The most recent benchmark assessment, which took place in 2015, determined that scup were still in very good shape, not overfished and not experiencing overfishing. Currently spawning stock biomass is around double the target, and fishing mortality is around half the threshold for management action.

Scup Commercial Fishery

Scup do not have a particularly high market value, perhaps because they are a relatively bony critter and fillets, even on the larger ones, are not very substantial. They are, however, quite good when eaten whole off the bone. Still, the commercial fishermen sell scup from $.55 a pound to $1.50 on the higher end.

Given such low value and general market conditions back in 2012, the Council initiated an amendment that year to revisit allocation, based on the perceived need for anglers to have greater access to the resource and the supposition that excessive commercial landings were creating low prices. Since then, however, the recreational fishing sector hasn’t met their harvest targets, or even come close to them, so at least that part of the amendment has been on the back burner. Another part of the amendment, which addresses seasonal allocations amongst commercial participants, continues to move forward.

The commercial scup fishery operates year-round, taking place mostly in federal waters during the winter months and mostly in state waters during the summer. It is primarily prosecuted with bottom “otter trawls.” In 2015, about 98% of the scup caught by federal commercial fishing permit holders were caught with bottom otter trawls. All other gear types each accounted for less than 1% of the commercial scup catch in 2015.

A “moratorium permit” (aka limited access) is required to fish for scup. Moratorium permits became a requirement in the commercial scup fishery after Amendment 8 established a limited-entry system. In 2015, 650 vessels held moratorium permits for scup.

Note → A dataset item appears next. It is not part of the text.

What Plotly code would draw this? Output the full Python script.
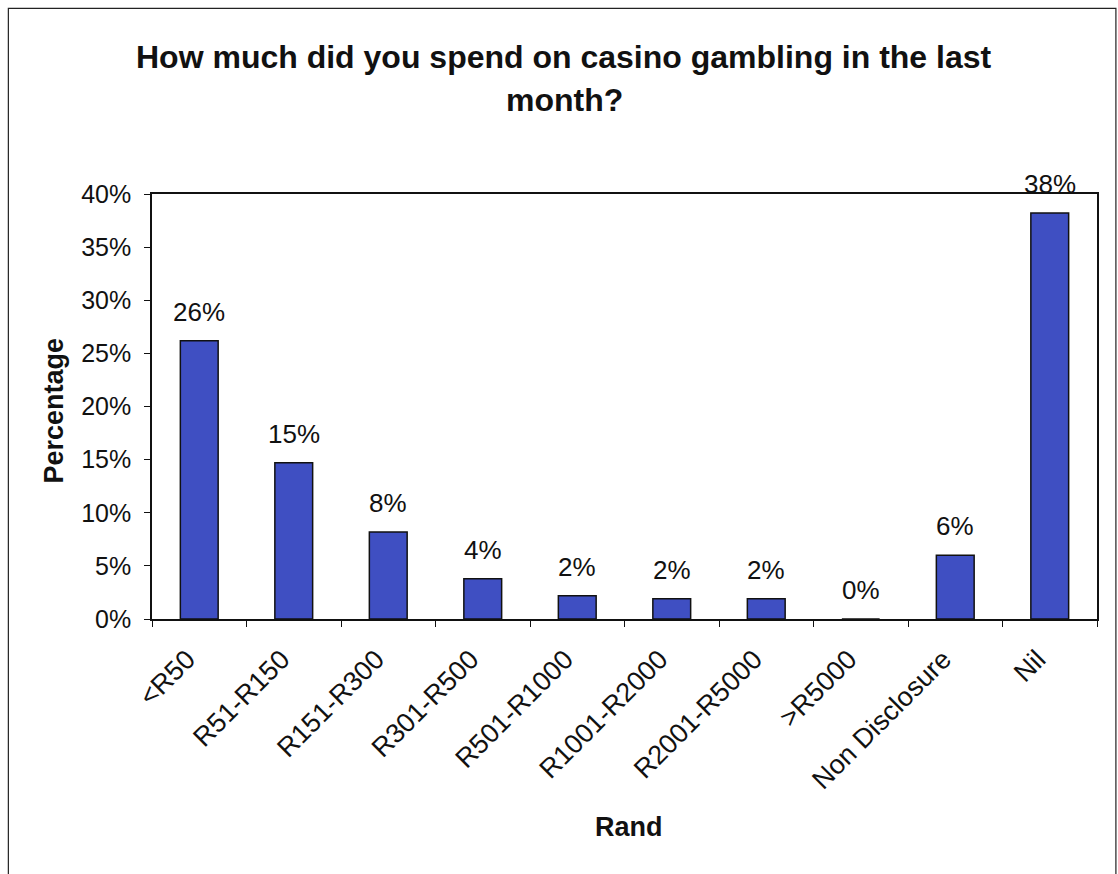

A coast-wide commercial quota is allocated between three quota periods: winter I, summer, and winter II. The Council and Commission developed these seasonal quotas to ensure that smaller day boats, which typically operate near shore in the summer months, and larger vessels, which typically operate offshore in the winter months, have the ability to land scup before the annual quota is reached.

Gear Restricted Areas (GRAs)

Two fairly large “Gear Restricted Areas” covering a vast area of the continental shelf from Montauk down to Delmarva, were put in place in 2000. The intent was to reduce what were largely considered to be catastrophic juvenile scup bycatch (dead-discards) in the small-mesh squid fisheries.

Trawlers currently cannot fish for longfin squid, black sea bass, or silver hake in the Northern GRA from November 1 – December 31 and in the Southern GRA from January 1 – March 15 unless they use mesh that is at least 5 inches in diameter. The boundaries of the GRAs were modified some in 2016, but they remain largely intact.

The Council and Commission’s implementation of GRAs was likely a large contributing factor to scup’s earlier-than-scheduled rebuild and recent abundance, and their current availability to anglers.

Scup Recreational Fishery

The recreational scup fishery is characterized by huge bag limits. Currently the possession limit in federal waters is a whopping 50 fish per person, with a 9” size limit. Some argue that such high bag limits create a de-facto illegal commercial fishery, as it’s a lot of fish to take home merely for personal consumption.

Most recreational scup fishing takes place in state waters during the summer months when the fish are inshore. Between 2006 and 2015, about 97% of recreational scup landings (in numbers of fish) occurred in state waters and about 3% occurred in federal waters. Massachusetts, New York, Connecticut, and Rhode Island accounted for 99.2% of recreational scup harvest in 2015.